Core Capabilities of Azure AI Speech

Azure AI Speech includes a broad set of capabilities that support both classic speech applications and newer AI-driven voice experiences.

-Speech to Text: Converts real-time or recorded speech into text so organizations can transcribe conversations, meetings, calls, media, and spoken workflows.
-Text to Speech: Generates natural-sounding speech from written text, allowing applications to speak responses, notifications, guidance, and dynamic content.
-Speech Translation: Translates spoken audio across languages to support multilingual communication and global user experiences.
-Speaker Recognition: Supports scenarios where identity or speaker verification is needed in voice-driven workflows.
-Custom Speech: Allows organizations to adapt speech models for domain-specific vocabulary, industry terminology, accents, or acoustic environments.
-Custom Voice: Enables selected organizations to build distinctive voice experiences for branded, tailored, or specialized speech output scenarios.
-Voice-Driven AI Experiences: Supports more advanced conversational patterns where speech becomes part of a broader AI interaction model.

From Command Interfaces to Natural Conversation

Voice technology has evolved significantly. Early voice interfaces often depended on rigid commands, limited phrase recognition, and narrow functionality.

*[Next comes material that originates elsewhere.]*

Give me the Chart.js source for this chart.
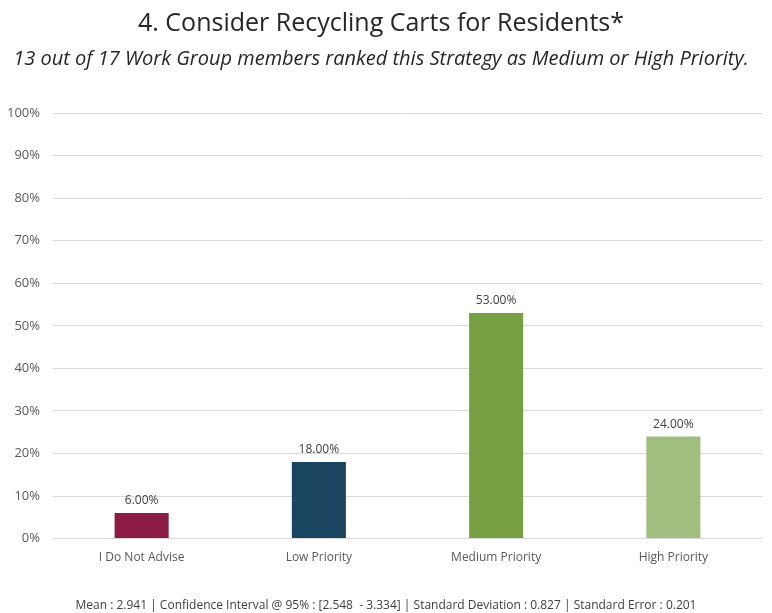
<!DOCTYPE html>
<html>
<head>
<meta charset="utf-8">
<script src="https://cdn.jsdelivr.net/npm/chart.js@4/dist/chart.umd.min.js"></script>
<style>
  body { margin: 0; background: #fff; }
  #wrap { position: relative; width: 772px; height: 613px; }
  #footer {
    position: absolute; left: 0; width: 772px; top: 596px; text-align: center;
    font-family: 'Open Sans', sans-serif; font-size: 12px; color: #404040;
  }
</style>
</head>
<body>
<div id="wrap">
  <canvas id="chart" width="772" height="613"></canvas>
  <div id="footer">Mean : 2.941 | Confidence Interval @ 95% : [2.548 &nbsp;- 3.334] | Standard Deviation : 0.827 | Standard Error : 0.201</div>
</div>
<script>
const categories = ['I Do Not Advise', 'Low Priority', 'Medium Priority', 'High Priority'];
const percentages = [6, 18, 53, 24];
const barColors = ['#8C1B46', '#1B4460', '#77A043', '#A0BE7E'];
const yTicks = [0, 10, 20, 30, 40, 50, 60, 70, 80, 90, 100];

const ctx = document.getElementById('chart').getContext('2d');

// draws the value above each bar
const valueLabels = {
    id: 'valueLabels',
    afterDatasetsDraw(chart) {
        const c = chart.ctx;
        const meta = chart.getDatasetMeta(0);
        c.save();
        c.font = '12px "Open Sans", sans-serif';
        c.fillStyle = '#404040';
        c.textAlign = 'center';
        c.textBaseline = 'bottom';
        meta.data.forEach((bar, i) => {
            c.fillText(percentages[i].toFixed(2) + '%', bar.x, bar.y - 6);
        });
        c.restore();
    }
};

new Chart(ctx, {
    type: 'bar',
    data: {
        labels: categories,
        datasets: [{
            data: percentages,
            backgroundColor: barColors,
            barPercentage: 0.61,
            categoryPercentage: 0.5
        }]
    },
    options: {
        responsive: false,
        animation: false,
        layout: { padding: { top: 2, left: 0, right: 10, bottom: 36 } },
        plugins: {
            legend: { display: false },
            tooltip: { enabled: false },
            title: {
                display: true,
                text: '4. Consider Recycling Carts for Residents*',
                color: '#262626',
                font: { family: 'Open Sans', size: 25, weight: 'normal' },
                padding: { top: 7, bottom: 8 }
            },
            subtitle: {
                display: true,
                text: '13 out of 17 Work Group members ranked this Strategy as Medium or High Priority.',
                color: '#262626',
                font: { family: 'Open Sans', size: 20, style: 'italic' },
                padding: { top: 0, bottom: 42 }
            }
        },
        scales: {
            x: {
                grid: { display: false, drawTicks: false },
                border: { display: false },
                ticks: { color: '#595959', font: { family: 'Open Sans', size: 12 }, padding: 12 }
            },
            y: {
                min: 0,
                max: 100,
                afterBuildTicks(axis) { axis.ticks = yTicks.map(v => ({ value: v })); },
                afterFit(axis) { axis.width = 53; },
                grid: { color: '#d9d9d9', drawTicks: false },
                border: { display: false },
                ticks: {
                    color: '#595959',
                    font: { family: 'Open Sans', size: 13 },
                    padding: 13,
                    callback: v => v + '%'
                }
            }
        }
    },
    plugins: [valueLabels]
});
</script>
</body>
</html>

Today, organizations want systems that can understand natural speech, respond fluently, and fit into broader intelligent application architectures. Azure AI Speech supports this transition by enabling more natural voice interactions that can be integrated with enterprise AI, automation, and application workflows.

This shift is important because users do not think in terms of application boundaries. They want to ask questions, dictate instructions, hear responses, and complete tasks in a direct and frictionless way. Voice becomes especially powerful when it is connected to enterprise data, generative AI, search, and business systems rather than operating as a standalone feature.

Key Business Use Cases

Transcription and Meeting Intelligence

Organizations can use Azure AI Speech to transcribe meetings, calls, interviews, support interactions, and audio content into searchable text. This helps teams improve documentation, support compliance, extract insights, and create more accessible records of spoken communication.

Voice-Enabled Customer Experiences

Customer-facing systems can benefit from voice interfaces that allow users to speak requests, navigate services, and receive spoken responses. This can improve digital engagement, reduce friction in self-service channels, and support more natural interaction patterns across mobile, web, and telephony experiences.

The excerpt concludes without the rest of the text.